___ Working data ___

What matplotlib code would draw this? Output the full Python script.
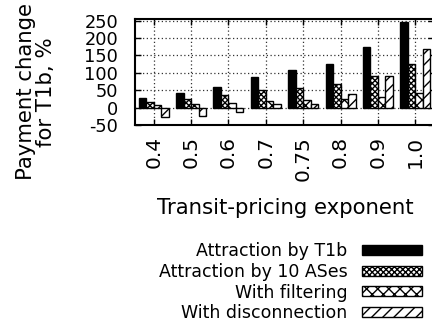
import numpy as np
import matplotlib
matplotlib.use("Agg")
import matplotlib.pyplot as plt

plt.rcParams['font.family'] = ['DejaVu Sans']
plt.rcParams['axes.unicode_minus'] = False
plt.rcParams['hatch.linewidth'] = 1.0

exponents = ["0.4", "0.5", "0.6", "0.7", "0.75", "0.8", "0.9", "1.0"]
t1b = [27, 41, 60, 87, 107, 125, 175, 247]
ases10 = [17, 24, 35, 50, 57, 67, 92, 126]
filtering = [7, 9, 12, 18, 21, 26, 31, 43]
disconnection = [-26, -24, -12, 9, 9, 40, 90, 169]

series = [
    ("Attraction by T1b", t1b, "black", None),
    ("Attraction by 10 ASes", ases10, "white", "xxxxxx"),
    ("With filtering", filtering, "white", "xxx"),
    ("With disconnection", disconnection, "white", "///"),
]

fig = plt.figure(figsize=(4.32, 3.30), dpi=100)
ax = fig.add_axes([135 / 432, 1 - 125 / 330, 299 / 432, 106 / 330])

x = np.arange(len(exponents))
w = 0.2
handles = []
for i, (name, vals, fc, hatch) in enumerate(series):
    b = ax.bar(x - 0.3 + i * w, vals, w, color=fc, edgecolor="black",
               linewidth=1.0, hatch=hatch, label=name, zorder=3)
    handles.append(b)

ax.set_xlim(-0.5, 7.5)
ax.set_ylim(-50, 255)
ax.set_yticks([-50, 0, 50, 100, 150, 200, 250])
ax.set_yticklabels(["-50", "0", "50", "100", "150", "200", "250"], fontsize=12.8)
ax.set_xticks(x)
ax.set_xticklabels(exponents, rotation=90, fontsize=14.5)

ax.tick_params(axis="both", direction="in", top=True, right=True,
               length=4, width=1.0)
ax.tick_params(axis="y", pad=12)
ax.tick_params(axis="x", pad=8)

ax.grid(True, linestyle=(0, (1, 2)), color="#333333", linewidth=0.9, zorder=0)
for s in ax.spines.values():
    s.set_linewidth(1.5)

ax.set_xlabel("Transit-pricing exponent", fontsize=15.3, va="center")
ax.xaxis.set_label_coords((285 - 135) / 299, (125 - 208) / 106)

fig.text(36 / 432, 1 - 92 / 330, "Payment change\nfor T1b, %", rotation=90,
         ha="center", va="center", fontsize=15.3, linespacing=0.95,
         multialignment="center")

fig.legend(handles=handles, loc="upper right",
           bbox_to_anchor=(422 / 432, 1 - 242 / 330),
           bbox_transform=fig.transFigure, frameon=False, markerfirst=False,
           fontsize=12.5, handlelength=3.45, handleheight=0.5,
           handletextpad=0.85, labelspacing=0.16, borderpad=0, borderaxespad=0)

fig.savefig("out.png", dpi=100)
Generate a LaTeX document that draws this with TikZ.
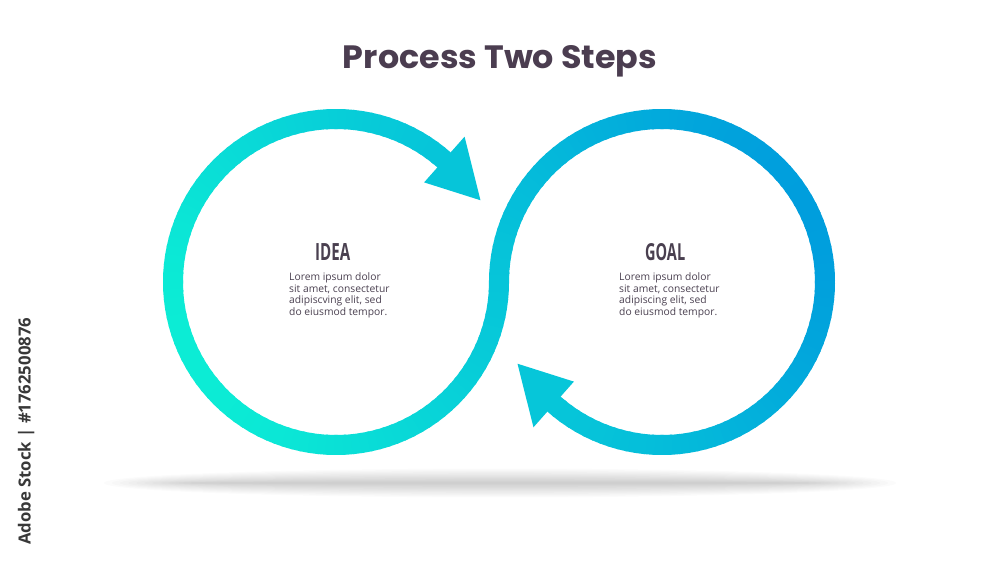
\documentclass[tikz,border=0pt]{standalone}
\usepackage{fontspec}
\usepackage{graphicx}
\usetikzlibrary{calc}
\setmainfont{Open Sans}
\newfontfamily\titlefont{Poppins}
\newfontfamily\headfont{Open Sans}
\definecolor{txt}{HTML}{4A4050}
\definecolor{ttl}{HTML}{4B3D50}
\definecolor{cA}{HTML}{0CEED5}
\definecolor{cB}{HTML}{009CDD}
\definecolor{wmk}{HTML}{383838}
\tikzset{
  ring/.style={line width=20pt, line cap=butt},
  body/.style={anchor=north west, inner sep=0pt, align=left, text=txt,
    font=\fontsize{10.3}{11.67}\selectfont},
  head/.style={anchor=base west, inner sep=0pt, text=txt},
}
\begin{document}
\begin{tikzpicture}[x=1pt,y=1pt]
\fill[white] (0,0) rectangle (1000,563);
\useasboundingbox (0,0) rectangle (1000,563);

% soft shadow
\foreach \i in {1,...,12} {
  \fill[black, opacity=0.014] (500,80) ellipse [x radius={300+8*\i}, y radius={1.2*\i}];
}

\coordinate (cl) at (336,281);
\coordinate (cr) at (662,281);
\def\R{163}

% left ring (gradient by segments)
\foreach \a in {48,51,...,357} {
  \pgfmathsetmacro\mx{336+\R*cos(\a+1.5)}
  \pgfmathsetmacro\my{281+\R*sin(\a+1.5)}
  \pgfmathsetmacro\mixv{max(0,min(100,100*(0.001378*\mx+0.000703*\my-0.385)))}
  \pgfmathsetmacro\sa{\a-0.5}
  \pgfmathsetmacro\ea{\a+3.5}
  \draw[ring, color=cB!\mixv!cA] (cl) ++(\sa:\R) arc[start angle=\sa, end angle=\ea, radius=\R];
}
% right ring
\foreach \a in {180,177,...,-129} {
  \pgfmathsetmacro\mx{662+\R*cos(\a-1.5)}
  \pgfmathsetmacro\my{281+\R*sin(\a-1.5)}
  \pgfmathsetmacro\mixv{max(0,min(100,100*(0.001378*\mx+0.000703*\my-0.385)))}
  \pgfmathsetmacro\sa{\a+0.5}
  \pgfmathsetmacro\ea{\a-3.5}
  \draw[ring, color=cB!\mixv!cA] (cr) ++(\sa:\R) arc[start angle=\sa, end angle=\ea, radius=\R];
}

% arrowheads
\fill[cB!50!cA] ($(cl)+(48.5:194)$) -- ($(cl)+(29.5:166)$) -- ($(cl)+(48.5:133)$) -- cycle;
\fill[cB!49!cA] ($(cr)+(228.5:194)$) -- ($(cr)+(209.5:166)$) -- ($(cr)+(228.5:133)$) -- cycle;

% title
\node[anchor=base, inner sep=0pt, text=ttl] (title) at (500,494)
  {\resizebox{314pt}{23pt}{\titlefont\bfseries Process Two Steps}};

% headings
\node[head] (idea) at (315,303) {\resizebox{35pt}{17pt}{\headfont\bfseries IDEA}};
\node[head] (goal) at (645,303) {\resizebox{40pt}{17pt}{\headfont\bfseries GOAL}};

% body texts
\node[body] (ideatxt) at (289,290.5)
  {Lorem ipsum dolor\\sit amet, consectetur\\adipiscving elit, sed\\do eiusmod tempor.};
\node[body] (goaltxt) at (619,290.5)
  {Lorem ipsum dolor\\sit amet, consectetur\\adipiscing elit, sed\\do eiusmod tempor.};

% side text
\node[rotate=90, anchor=base west, inner sep=0pt, text=wmk] (stock) at (30.5,18)
  {\resizebox{227pt}{!}{\bfseries Adobe Stock | \#1762500876}};
\end{tikzpicture}
\end{document}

___

The task
Retype, word for word, only the lines from the one containing "Generate a LaTeX" through the one containing "($(cr)+(228.5:133)$) -- cycle;", both included, and leave out any pictures.

The answer
Generate a LaTeX document that draws this with TikZ.
\documentclass[tikz,border=0pt]{standalone}
\usepackage{fontspec}
\usepackage{graphicx}
\usetikzlibrary{calc}
\setmainfont{Open Sans}
\newfontfamily\titlefont{Poppins}
\newfontfamily\headfont{Open Sans}
\definecolor{txt}{HTML}{4A4050}
\definecolor{ttl}{HTML}{4B3D50}
\definecolor{cA}{HTML}{0CEED5}
\definecolor{cB}{HTML}{009CDD}
\definecolor{wmk}{HTML}{383838}
\tikzset{
  ring/.style={line width=20pt, line cap=butt},
  body/.style={anchor=north west, inner sep=0pt, align=left, text=txt,
    font=\fontsize{10.3}{11.67}\selectfont},
  head/.style={anchor=base west, inner sep=0pt, text=txt},
}
\begin{document}
\begin{tikzpicture}[x=1pt,y=1pt]
\fill[white] (0,0) rectangle (1000,563);
\useasboundingbox (0,0) rectangle (1000,563);

% soft shadow
\foreach \i in {1,...,12} {
  \fill[black, opacity=0.014] (500,80) ellipse [x radius={300+8*\i}, y radius={1.2*\i}];
}

\coordinate (cl) at (336,281);
\coordinate (cr) at (662,281);
\def\R{163}

% left ring (gradient by segments)
\foreach \a in {48,51,...,357} {
  \pgfmathsetmacro\mx{336+\R*cos(\a+1.5)}
  \pgfmathsetmacro\my{281+\R*sin(\a+1.5)}
  \pgfmathsetmacro\mixv{max(0,min(100,100*(0.001378*\mx+0.000703*\my-0.385)))}
  \pgfmathsetmacro\sa{\a-0.5}
  \pgfmathsetmacro\ea{\a+3.5}
  \draw[ring, color=cB!\mixv!cA] (cl) ++(\sa:\R) arc[start angle=\sa, end angle=\ea, radius=\R];
}
% right ring
\foreach \a in {180,177,...,-129} {
  \pgfmathsetmacro\mx{662+\R*cos(\a-1.5)}
  \pgfmathsetmacro\my{281+\R*sin(\a-1.5)}
  \pgfmathsetmacro\mixv{max(0,min(100,100*(0.001378*\mx+0.000703*\my-0.385)))}
  \pgfmathsetmacro\sa{\a+0.5}
  \pgfmathsetmacro\ea{\a-3.5}
  \draw[ring, color=cB!\mixv!cA] (cr) ++(\sa:\R) arc[start angle=\sa, end angle=\ea, radius=\R];
}

% arrowheads
\fill[cB!50!cA] ($(cl)+(48.5:194)$) -- ($(cl)+(29.5:166)$) -- ($(cl)+(48.5:133)$) -- cycle;
\fill[cB!49!cA] ($(cr)+(228.5:194)$) -- ($(cr)+(209.5:166)$) -- ($(cr)+(228.5:133)$) -- cycle;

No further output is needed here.